ガザ停戦交渉、米当局者が詳細明かす イスラエル首相に苦言も
(CNN) イスラエルとイスラム組織ハマスとの間で続いているパレスチナ自治区ガザ地区での停戦と人質解放をめぐる交渉で、9割は合意に達しているものの、人質と受刑者との交換やイスラエル軍のガザでの駐留といった一部で依然として対立が残っていることがわかった。米政府高官が明らかにした。
米国はカタールとエジプトとともに約1年にわたる紛争を終結すべく協議を仲介している。ガザで人質6人の遺体が見つかったことで、交渉の必要性が改めて浮き彫りになった。
高官は、交渉の重要な細部について、これまでで最も詳細に説明した。米政府の報道官は、公の場では交渉は行わないとしている。イスラエルのネタニヤフ首相は、交渉合意を受け入れる可能性について疑問を投げかけているが、米国はネタニヤフ氏が「橋渡し提案」を受け入れたと主張している。
高官によれば、合意自体は「フィラデルフィア回廊」として知られるガザとエジプトの間の緩衝地帯の長さについて言及していない。ネタニヤフ氏は今週行われた記者会見で、フィラデルフィア回廊を永続的に支配下に置くことがイスラエルの安全保障にとって不可欠だと主張していた。
高官は、こうしたネタニヤフ氏のフィラデルフィア回廊をめぐる発言は建設的ではないと指摘。「私の見方では、特定の問題について発言するのは少ないほうがいい。
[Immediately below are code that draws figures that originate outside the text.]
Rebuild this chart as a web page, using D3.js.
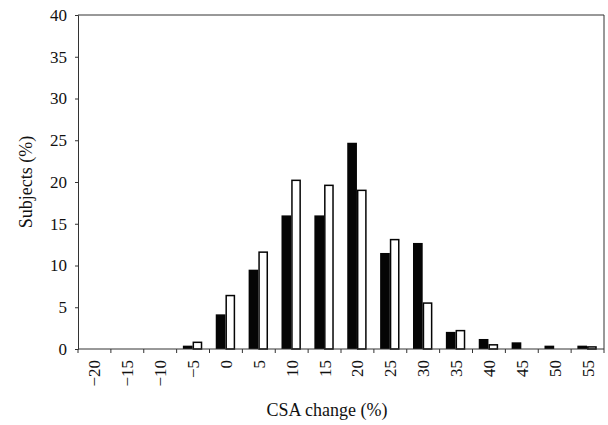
<!DOCTYPE html>
<meta charset="utf-8">
<head>
<script src="https://d3js.org/d3.v7.min.js"></script>
</head>
<style>
  body { margin: 0; background: #fff; }
  svg { display: block; font-family: "Liberation Serif", "DejaVu Serif", serif; }
  .domain, .tick line { stroke: #333; }
</style>
<body>
<script>
  // CSA change bins (%)
  var categories = [-20, -15, -10, -5, 0, 5, 10, 15, 20, 25, 30, 35, 40, 45, 50, 55];
  var blackValues = [0, 0, 0, 0.4, 4.15, 9.5, 16.0, 16.0, 24.7, 11.5, 12.7, 2.05, 1.2, 0.8, 0.4, 0.4];
  var whiteValues = [0, 0, 0, 0.8, 6.4, 11.6, 20.2, 19.6, 19.0, 13.1, 5.5, 2.2, 0.5, 0, 0, 0.25];
  var yTicks = [0, 5, 10, 15, 20, 25, 30, 35, 40];

  var width = 608, height = 425;
  var margin = {top: 15, right: 4, bottom: 76, left: 78};

  var svg = d3.select("body").append("svg")
    .attr("width", width)
    .attr("height", height);

  var x = d3.scaleBand()
    .domain(categories)
    .range([margin.left, width - margin.right])
    .paddingInner(0).paddingOuter(0);

  var sub = d3.scaleBand()
    .domain(["black", "white"])
    .range([x.bandwidth() * 0.19, x.bandwidth() * 0.78]);

  var y = d3.scaleLinear()
    .domain([0, 40])
    .range([height - margin.bottom, margin.top]);

  var fmt = function(d) { return d < 0 ? "\u2212" + Math.abs(d) : String(d); };

  // frame: top and right
  svg.append("line")
    .attr("x1", margin.left).attr("x2", width - margin.right)
    .attr("y1", y(40)).attr("y2", y(40))
    .attr("stroke", "#333");
  svg.append("line")
    .attr("x1", width - margin.right).attr("x2", width - margin.right)
    .attr("y1", y(40)).attr("y2", y(0))
    .attr("stroke", "#333");

  // bars
  var groups = svg.append("g").selectAll("g")
    .data(categories)
   .enter().append("g")
    .attr("transform", function(d) { return "translate(" + x(d) + ",0)"; });

  groups.append("rect")
    .attr("x", sub("black"))
    .attr("width", sub.bandwidth())
    .attr("y", function(d, i) { return y(blackValues[i]); })
    .attr("height", function(d, i) { return y(0) - y(blackValues[i]); })
    .attr("fill", "#050505");

  groups.filter(function(d, i) { return whiteValues[i] > 0; })
    .append("rect")
    .attr("x", sub("white") + 0.75)
    .attr("width", sub.bandwidth() - 1.5)
    .attr("y", function(d) { return y(whiteValues[categories.indexOf(d)]); })
    .attr("height", function(d) { return y(0) - y(whiteValues[categories.indexOf(d)]); })
    .attr("fill", "#fff")
    .attr("stroke", "#050505")
    .attr("stroke-width", 1.5);

  // y axis
  var yAxis = svg.append("g")
    .attr("transform", "translate(" + margin.left + ",0)")
    .call(d3.axisLeft(y).tickValues(yTicks).tickSize(3).tickPadding(8));
  yAxis.selectAll("text")
    .attr("font-size", 17)
    .attr("font-family", "Liberation Serif, serif")
    .attr("fill", "#111");

  // x axis: ticks at bin edges, labels at bin centres
  var xAxisG = svg.append("g");
  xAxisG.append("line")
    .attr("x1", margin.left).attr("x2", width - margin.right)
    .attr("y1", y(0)).attr("y2", y(0))
    .attr("stroke", "#333");
  var edges = categories.map(function(d) { return x(d); }).concat([width - margin.right]);
  xAxisG.selectAll(".edge")
    .data(edges)
   .enter().append("line")
    .attr("class", "edge")
    .attr("x1", function(d) { return d; }).attr("x2", function(d) { return d; })
    .attr("y1", y(0)).attr("y2", y(0) + 4)
    .attr("stroke", "#333");
  xAxisG.selectAll(".lbl")
    .data(categories)
   .enter().append("text")
    .attr("class", "lbl")
    .attr("transform", function(d) {
      return "translate(" + (x(d) + x.bandwidth() / 2 + 6) + "," + (y(0) + 11) + ") rotate(-90)";
    })
    .attr("text-anchor", "end")
    .attr("font-size", 17)
    .attr("fill", "#111")
    .text(fmt);

  // titles
  svg.append("text")
    .attr("x", 327)
    .attr("y", 416)
    .attr("text-anchor", "middle")
    .attr("font-size", 18)
    .attr("fill", "#111")
    .text("CSA change (%)");

  svg.append("text")
    .attr("transform", "translate(32," + ((y(0) + y(40)) / 2) + ") rotate(-90)")
    .attr("text-anchor", "middle")
    .attr("font-size", 18)
    .attr("fill", "#111")
    .text("Subjects (%)");
</script>
</body>
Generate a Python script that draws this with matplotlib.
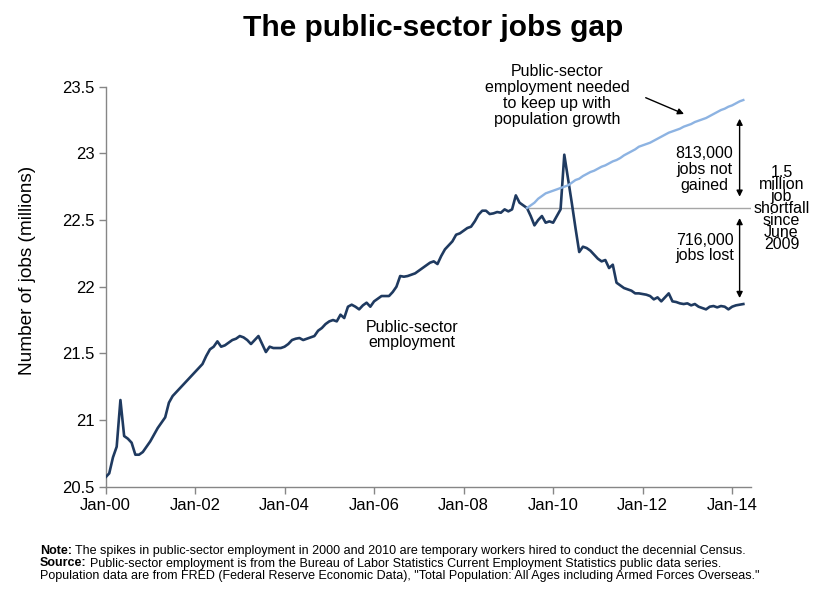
import numpy as np
import matplotlib
matplotlib.use("Agg")
import matplotlib.pyplot as plt

# ---------------- data (millions of jobs, monthly from Jan 2000) ----------------
public_sector = [
    20.57, 20.60, 20.72, 20.80, 21.15, 20.88, 20.86, 20.83, 20.74, 20.74, 20.76, 20.80,   # 2000
    20.84, 20.89, 20.94, 20.98, 21.02, 21.13, 21.18, 21.21, 21.24, 21.27, 21.30, 21.33,   # 2001
    21.36, 21.39, 21.42, 21.48, 21.53, 21.55, 21.59, 21.55, 21.56, 21.58, 21.60, 21.61,   # 2002
    21.63, 21.62, 21.60, 21.57, 21.60, 21.63, 21.57, 21.51, 21.55, 21.54, 21.54, 21.54,   # 2003
    21.55, 21.57, 21.60, 21.61, 21.615, 21.60, 21.61, 21.62, 21.63, 21.67, 21.69, 21.72, # 2004
    21.74, 21.75, 21.74, 21.79, 21.765, 21.85, 21.865, 21.85, 21.83, 21.86, 21.88, 21.85, # 2005
    21.89, 21.91, 21.93, 21.93, 21.93, 21.96, 22.00, 22.08, 22.075, 22.08, 22.09, 22.10, # 2006
    22.12, 22.14, 22.16, 22.18, 22.19, 22.17, 22.23, 22.28, 22.31, 22.34, 22.39, 22.40,  # 2007
    22.42, 22.44, 22.45, 22.49, 22.54, 22.57, 22.57, 22.545, 22.55, 22.56, 22.555, 22.58, # 2008
    22.565, 22.58, 22.685, 22.63, 22.61, 22.59, 22.53, 22.46, 22.50, 22.53, 22.48, 22.49, # 2009
    22.48, 22.53, 22.58, 22.99, 22.81, 22.63, 22.44, 22.26, 22.30, 22.29, 22.27, 22.24,  # 2010
    22.21, 22.19, 22.20, 22.14, 22.165, 22.03, 22.01, 21.99, 21.98, 21.97, 21.95, 21.95, # 2011
    21.945, 21.94, 21.93, 21.905, 21.92, 21.89, 21.92, 21.95, 21.89, 21.885, 21.875, 21.87, # 2012
    21.875, 21.86, 21.87, 21.85, 21.84, 21.83, 21.85, 21.855, 21.845, 21.855, 21.85, 21.83, # 2013
    21.85, 21.86, 21.865, 21.87,                                                          # 2014
]
needed_start_month = 113  # June 2009
needed_for_population = [
    22.59, 22.61, 22.63, 22.66, 22.68, 22.70, 22.71,                                      # 2009 Jun-Dec
    22.72, 22.73, 22.74, 22.75, 22.76, 22.78, 22.80, 22.81, 22.83, 22.845, 22.86, 22.87,  # 2010
    22.885, 22.90, 22.91, 22.925, 22.94, 22.95, 22.965, 22.985, 23.00, 23.015, 23.03, 23.05, # 2011
    23.06, 23.07, 23.08, 23.095, 23.11, 23.125, 23.14, 23.155, 23.165, 23.175, 23.185, 23.20, # 2012
    23.21, 23.22, 23.235, 23.245, 23.255, 23.265, 23.28, 23.295, 23.31, 23.325, 23.335, 23.35, # 2013
    23.36, 23.375, 23.39, 23.40,                                                          # 2014
]
tick_months = [0, 24, 48, 72, 96, 120, 144, 168]
tick_labels = ["Jan-00", "Jan-02", "Jan-04", "Jan-06", "Jan-08", "Jan-10", "Jan-12", "Jan-14"]
y_ticks = [20.5, 21, 21.5, 22, 22.5, 23, 23.5]

# ---------------- styling ----------------
plt.rcParams['font.family'] = ['Liberation Sans', 'DejaVu Sans']
DARK = "#1F3A60"
LIGHT = "#8DB3E2"
GRAY = "#868686"

W, H = 815, 594
fig = plt.figure(figsize=(W / 100, H / 100), dpi=100)
ax_left, ax_right, ax_top, ax_bot = 105.5, 750.8, 86.7, 486.7
ax = fig.add_axes([ax_left / W, 1 - ax_bot / H, (ax_right - ax_left) / W, (ax_bot - ax_top) / H])

months = np.arange(len(public_sector))
needed_months = np.arange(needed_start_month, needed_start_month + len(needed_for_population))

ax.plot(months, public_sector, color=DARK, lw=1.9, solid_joinstyle='round', zorder=3)
ax.plot(needed_months, needed_for_population, color=LIGHT, lw=1.7, zorder=3)

base = needed_for_population[0]
ax.hlines(base, needed_start_month, 173, color="#A6A6A6", lw=1.0, zorder=2)

ax.set_xlim(0, 173)
ax.set_ylim(20.5, 23.5)
ax.set_xticks(tick_months)
ax.set_xticklabels(tick_labels)
ax.set_yticks(y_ticks)
ax.set_yticklabels([f"{v:g}" for v in y_ticks])
for s in ["top", "right"]:
    ax.spines[s].set_visible(False)
for s in ["left", "bottom"]:
    ax.spines[s].set_color(GRAY)
    ax.spines[s].set_linewidth(1.0)
ax.tick_params(axis='both', colors=GRAY, length=5, width=1.0, direction='out',
               labelcolor='black', labelsize=12)
ax.tick_params(axis='x', pad=3)
ax.tick_params(axis='y', pad=3)

# gap arrows
arrow_x = 170
top_val = needed_for_population[-1]
bot_val = public_sector[-1]
arr = dict(arrowstyle='<|-|>', color='black', lw=1.0, mutation_scale=9, shrinkA=0, shrinkB=0)
ax.annotate("", xy=(arrow_x, top_val - 0.14), xytext=(arrow_x, base + 0.085), arrowprops=arr)
ax.annotate("", xy=(arrow_x, base - 0.075), xytext=(arrow_x, bot_val + 0.045), arrowprops=arr)

def px2data(px, py):
    return (px - ax_left) / 3.73, 23.5 - (py - ax_top) / 133.33

TXT = 11.5
x, y = px2data(704.5, 169.5)
ax.text(x, y, "813,000\njobs not\ngained", ha='center', va='center', fontsize=TXT, linespacing=1.08)
x, y = px2data(704.5, 248)
ax.text(x, y, "716,000\njobs lost", ha='center', va='center', fontsize=TXT, linespacing=1.08)
x, y = px2data(781.5, 208.5)
ax.text(x, y, "1.5\nmillion\njob\nshortfall\nsince\nJune\n2009", ha='center', va='center',
        fontsize=TXT, linespacing=0.76, clip_on=False)
x, y = px2data(557, 95.5)
ax.text(x, y, "Public-sector\nemployment needed\nto keep up with\npopulation growth", ha='center',
        va='center', fontsize=TXT, linespacing=1.08)
x, y = px2data(412, 335)
ax.text(x, y, "Public-sector\nemployment", ha='center', va='center', fontsize=TXT, linespacing=1.08)

x0, y0 = px2data(645.7, 97.7)
x1, y1 = px2data(684, 114)
ax.annotate("", xy=(x1, y1), xytext=(x0, y0),
            arrowprops=dict(arrowstyle='-|>', color='black', lw=1.0, mutation_scale=9,
                            shrinkA=0, shrinkB=0))

# title and y label
fig.text(433 / W, 1 - 28 / H, "The public-sector jobs gap", ha='center', va='center',
         fontsize=21.5, fontweight='bold')
fig.text(27 / W, 1 - 270 / H, "Number of jobs (millions)", ha='center', va='center',
         rotation=90, fontsize=13.7)

# footnotes
narrow = ['Liberation Sans Narrow', 'Liberation Sans', 'DejaVu Sans']
FN = 9.0
renderer = fig.canvas.get_renderer()
def note_line(py, bold, rest):
    xpos = 40 / W
    if bold:
        t = fig.text(xpos, 1 - py / H, bold, ha='left', va='center', fontsize=FN,
                     fontweight='bold', family=narrow)
        bb = t.get_window_extent(renderer)
        xpos = (bb.x1 + 3) / W
    fig.text(xpos, 1 - py / H, rest, ha='left', va='center', fontsize=FN, family=narrow)

note_line(551, "Note:", "The spikes in public-sector employment in 2000 and 2010 are temporary workers hired to conduct the decennial Census.")
note_line(563.5, "Source:", "Public-sector employment is from the Bureau of Labor Statistics Current Employment Statistics public data series.")
note_line(576, None, "Population data are from FRED (Federal Reserve Economic Data), \"Total Population: All Ages including Armed Forces Overseas.\"")

fig.savefig("out.png", dpi=100)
交渉の最中に具体的な立場を主張することは、必ずしも有益であるとは限らない」
高官によれば、協議されている合意の第1段階ではイスラエル軍は「人口密集地域」から撤退することになっている。
第2段階で、イスラエル軍はガザ全体から撤退することになる。
高官によれば、ハマスの人質6人が死亡したことで、現在進行中の交渉に影響が出ており、ハマスが合意に達する意欲があるのか疑念が生じている。
ハマスは今週に入り、人質を拘束している戦闘員に対して、イスラエル軍が接近してきた場合、人質を殺害するよう「新たな指示」を出したと明らかにした。
それでも米当局者は、18項目からなる提案をまとめるための協議が人質の解放を確実にするための最善の機会だと考えている。
高官によれば、18項目のうち四つを除き、協議が終了して合意に達した。
現在も協議が続いているのは基本的に受刑者の交換とイスラエル軍の配置に関するものだという。
現在話し合いが続いている取引では最初の段階で、イスラエルが収容しているパレスチナ人の受刑者約800人を解放する。この中には終身刑の受刑者も含まれる。また、女性や高齢者、負傷者、病人など約30人の人質が解放される見通し。
合意の第1段階が実行されれば、即座に開始される重要な支援もある。
合意の一環として、1日あたり600台の支援物資を運ぶトラックがガザに入ることが許されるようになる。このうちの50台は燃料を搬送する。がれきを除去するための設備やガザ地区内の避難民を支援するための物資なども3段階に分かれた合意の第1段階に含まれる。
残りの溝を埋めるための協議は進められているものの、対面による交渉がいつ再開されるかは不明。直近の交渉は先週、終了していた。